* _Given request_
Leave out all pictures. Return exactly the lines from the top of the material through the line containing "0.8, 0.9, 1.0];".

* _Data provided_

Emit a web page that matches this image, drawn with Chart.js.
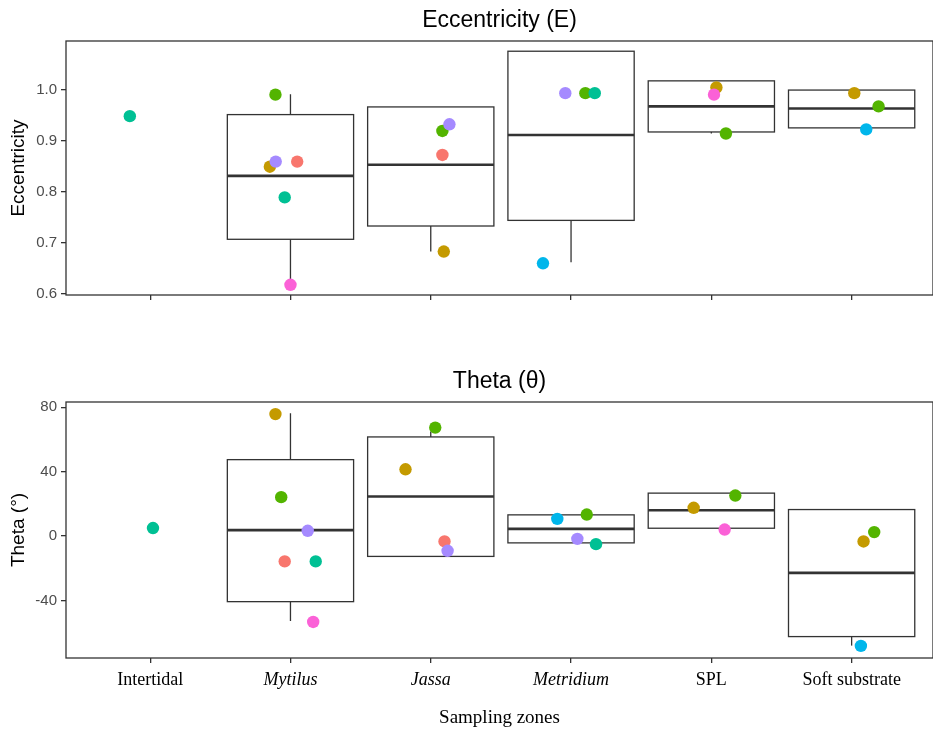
<!DOCTYPE html>
<html>
<head>
<meta charset="utf-8">
<title>Eccentricity and Theta by sampling zone</title>
<script src="https://cdn.jsdelivr.net/npm/chart.js@4.4.1/dist/chart.umd.min.js"></script>
<style>
  body { margin: 0; background: #fff; }
  canvas { position: absolute; left: 0; }
  #eccChart { top: 0; }
  #thetaChart { top: 360px; }
</style>
</head>
<body>
<canvas id="eccChart" width="933" height="360"></canvas>
<canvas id="thetaChart" width="933" height="369"></canvas>
<script>
const zones = ['Intertidal', 'Mytilus', 'Jassa', 'Metridium', 'SPL', 'Soft substrate'];
const italicZones = ['Mytilus', 'Jassa', 'Metridium'];
const groupColors = ['#F8766D', '#C49A00', '#53B400', '#00C094', '#00B6EB', '#A58AFF', '#FB61D7'];

// eccentricity box stats per zone (null = no box)
const eccLow    = [null, 0.618, 0.683, 0.662, 0.914, 0.925];
const eccQ1     = [null, 0.707, 0.733, 0.744, 0.917, 0.925];
const eccMedian = [null, 0.831, 0.853, 0.911, 0.967, 0.963];
const eccQ3     = [null, 0.951, 0.966, 1.075, 1.017, 0.999];
const eccHigh   = [null, 0.991, 0.966, 1.075, 1.017, 0.999];
const eccTicks  = [0.6, 0.7, 0.8, 0.9, 1.0];

// eccentricity per individual
const eccZone   = [0, 1, 1, 1, 1, 1, 1, 2, 2, 2, 2, 3, 3, 3, 3, 4, 4, 4, 5, 5, 5];
const eccGroup  = [3, 2, 5, 1, 0, 3, 6, 2, 5, 0, 1, 5, 2, 3, 4, 1, 6, 2, 1, 2, 4];
const eccValue  = [0.948, 0.990, 0.859, 0.849, 0.859, 0.789, 0.618, 0.919, 0.932, 0.872, 0.683,
                   0.993, 0.993, 0.993, 0.660, 1.004, 0.990, 0.914, 0.993, 0.967, 0.922];
const eccJitter = [-0.145, -0.107, -0.105, -0.147, 0.048, -0.041, 0.0, 0.083, 0.133, 0.083, 0.093,
                   -0.041, 0.102, 0.169, -0.2, 0.036, 0.019, 0.104, 0.019, 0.192, 0.104];

// theta box stats per zone
const thLow    = [null, -52.7, -12.6, -4.2, 4.9, -68.0];
const thQ1     = [null, -40.7, -12.6, -4.2, 4.9, -62.4];
const thMedian = [null, 3.7, 24.6, 4.5, 16.1, -22.8];
const thQ3     = [null, 47.5, 61.6, 13.2, 26.7, 16.5];
const thHigh   = [null, 76.3, 65.0, 13.2, 26.7, 16.5];
const thTicks  = [-40, 0, 40, 80];

// theta per individual
const thZone   = [0, 1, 1, 1, 1, 1, 1, 2, 2, 2, 2, 3, 3, 3, 3, 4, 4, 4, 5, 5, 5];
const thGroup  = [3, 1, 2, 5, 0, 3, 6, 2, 1, 0, 5, 4, 2, 5, 3, 1, 2, 6, 2, 1, 4];
const thValue  = [5.0, 75.8, 24.2, 3.3, -15.7, -15.7, -53.3, 67.4, 41.5, -3.3, -9.1,
                  10.7, 13.4, -1.7, -5.0, 17.6, 25.2, 4.1, 2.5, -3.3, -68.2];
const thJitter = [0.02, -0.107, -0.066, 0.123, -0.041, 0.18, 0.162, 0.032, -0.18, 0.098, 0.12,
                  -0.098, 0.112, 0.045, 0.178, -0.126, 0.171, 0.095, 0.161, 0.085, 0.066];

const lineCol = '#333333';

// boxes + whiskers, drawn under the points
function boxPlugin(low, q1, med, q3, high) {
  return {
    id: 'boxes',
    beforeDatasetsDraw(chart) {
      const { ctx, scales: { x, y } } = chart;
      ctx.save();
      ctx.strokeStyle = lineCol;
      q1.forEach((lo, i) => {
        if (lo == null) return;
        const l = x.getPixelForValue(i - 0.45), r = x.getPixelForValue(i + 0.45), c = x.getPixelForValue(i);
        const yq1 = y.getPixelForValue(q1[i]), yq3 = y.getPixelForValue(q3[i]);
        ctx.lineWidth = 1.3;
        ctx.beginPath();
        ctx.moveTo(c, y.getPixelForValue(high[i])); ctx.lineTo(c, yq3);
        ctx.moveTo(c, yq1); ctx.lineTo(c, y.getPixelForValue(low[i]));
        ctx.stroke();
        ctx.fillStyle = '#fff';
        ctx.fillRect(l, yq3, r - l, yq1 - yq3);
        ctx.strokeRect(l, yq3, r - l, yq1 - yq3);
        ctx.lineWidth = 2.6;
        ctx.beginPath();
        const ym = y.getPixelForValue(med[i]);
        ctx.moveTo(l, ym); ctx.lineTo(r, ym);
        ctx.stroke();
      });
      ctx.restore();
    }
  };
}

const panelBorder = {
  id: 'panelBorder',
  afterDatasetsDraw(chart) {
    const { ctx, chartArea: a } = chart;
    ctx.save();
    ctx.strokeStyle = lineCol;
    ctx.lineWidth = 1.3;
    ctx.strokeRect(a.left, a.top, a.right - a.left, a.bottom - a.top);
    ctx.restore();
  }
};

function pointsData(zone, group, value, jitter) {
  const idx = zone.map((z, i) => i).sort((a, b) => group[a] - group[b]);
  return {
    data: idx.map(i => ({ x: zone[i] + jitter[i], y: value[i] })),
    colors: idx.map(i => groupColors[group[i]])
  };
}

function makeChart(id, opt) {
  const pts = pointsData(opt.zone, opt.group, opt.value, opt.jitter);
  return new Chart(document.getElementById(id), {
    type: 'scatter',
    data: {
      datasets: [{
        data: pts.data,
        backgroundColor: pts.colors,
        borderWidth: 0,
        pointRadius: 6.2
      }]
    },
    options: {
      responsive: false,
      animation: false,
      events: [],
      layout: { padding: 0, autoPadding: false },
      plugins: {
        legend: { display: false },
        tooltip: { enabled: false },
        title: {
          display: true,
          text: opt.title,
          fullSize: false,
          color: '#000',
          font: { family: 'Liberation Sans', size: 23, weight: 'normal' },
          padding: opt.titlePad
        }
      },
      scales: {
        x: {
          type: 'linear',
          min: -0.6,
          max: 5.58,
          afterBuildTicks: s => { s.ticks = zones.map((z, i) => ({ value: i })); },
          afterFit: s => { s.height = opt.xHeight; },
          border: { display: false },
          grid: { drawOnChartArea: false, drawTicks: true, tickLength: 5, color: lineCol, lineWidth: 1.3 },
          ticks: {
            autoSkip: false,
            maxRotation: 0,
            padding: 6,
            color: '#000',
            callback: v => opt.showZones ? zones[v] : '',
            font: ctx => ({
              family: 'Liberation Serif',
              size: 18,
              style: italicZones.includes(zones[ctx.index]) ? 'italic' : 'normal'
            })
          },
          title: {
            display: opt.showZones,
            text: 'Sampling zones',
            color: '#000',
            font: { family: 'Liberation Serif', size: 19 },
            padding: { top: 0, bottom: 0 }
          }
        },
        y: {
          min: opt.yMin,
          max: opt.yMax,
          afterBuildTicks: s => { s.ticks = opt.ticks.map(v => ({ value: v })); },
          afterFit: s => { s.width = 66; },
          border: { display: false },
          grid: { drawOnChartArea: false, drawTicks: true, tickLength: 5, color: lineCol, lineWidth: 1.3 },
          ticks: {
            padding: 4,
            color: '#4D4D4D',
            font: { family: 'Liberation Sans', size: 15 },
            callback: opt.tickFmt
          },
          title: {
            display: true,
            text: opt.yTitle,
            color: '#000',
            font: { family: 'Liberation Sans', size: 19 },
            padding: { top: 7, bottom: 0 }
          }
        }
      }
    },
    plugins: [boxPlugin(opt.low, opt.q1, opt.med, opt.q3, opt.high), panelBorder]
  });
}

makeChart('eccChart', {
  title: 'Eccentricity (E)', titlePad: { top: 6.5, bottom: 6.9 },
  yTitle: 'Eccentricity', yMin: 0.598, yMax: 1.095, ticks: eccTicks,
  tickFmt: v => v.toFixed(1),
  xHeight: 65, showZones: false,
  low: eccLow, q1: eccQ1, med: eccMedian, q3: eccQ3, high: eccHigh,
  zone: eccZone, group: eccGroup, value: eccValue, jitter: eccJitter
});

makeChart('thetaChart', {
  title: 'Theta (θ)', titlePad: { top: 7.5, bottom: 6.9 },
  yTitle: 'Theta (°)', yMin: -75.7, yMax: 83.3, ticks: thTicks,
  tickFmt: v => String(v),
  xHeight: 71, showZones: true,
  low: thLow, q1: thQ1, med: thMedian, q3: thQ3, high: thHigh,
  zone: thZone, group: thGroup, value: thValue, jitter: thJitter
});
</script>
</body>
</html>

* _Result of the task_
Emit a web page that matches this image, drawn with Chart.js.
<!DOCTYPE html>
<html>
<head>
<meta charset="utf-8">
<title>Eccentricity and Theta by sampling zone</title>
<script src="https://cdn.jsdelivr.net/npm/chart.js@4.4.1/dist/chart.umd.min.js"></script>
<style>
  body { margin: 0; background: #fff; }
  canvas { position: absolute; left: 0; }
  #eccChart { top: 0; }
  #thetaChart { top: 360px; }
</style>
</head>
<body>
<canvas id="eccChart" width="933" height="360"></canvas>
<canvas id="thetaChart" width="933" height="369"></canvas>
<script>
const zones = ['Intertidal', 'Mytilus', 'Jassa', 'Metridium', 'SPL', 'Soft substrate'];
const italicZones = ['Mytilus', 'Jassa', 'Metridium'];
const groupColors = ['#F8766D', '#C49A00', '#53B400', '#00C094', '#00B6EB', '#A58AFF', '#FB61D7'];

// eccentricity box stats per zone (null = no box)
const eccLow    = [null, 0.618, 0.683, 0.662, 0.914, 0.925];
const eccQ1     = [null, 0.707, 0.733, 0.744, 0.917, 0.925];
const eccMedian = [null, 0.831, 0.853, 0.911, 0.967, 0.963];
const eccQ3     = [null, 0.951, 0.966, 1.075, 1.017, 0.999];
const eccHigh   = [null, 0.991, 0.966, 1.075, 1.017, 0.999];
const eccTicks  = [0.6, 0.7, 0.8, 0.9, 1.0];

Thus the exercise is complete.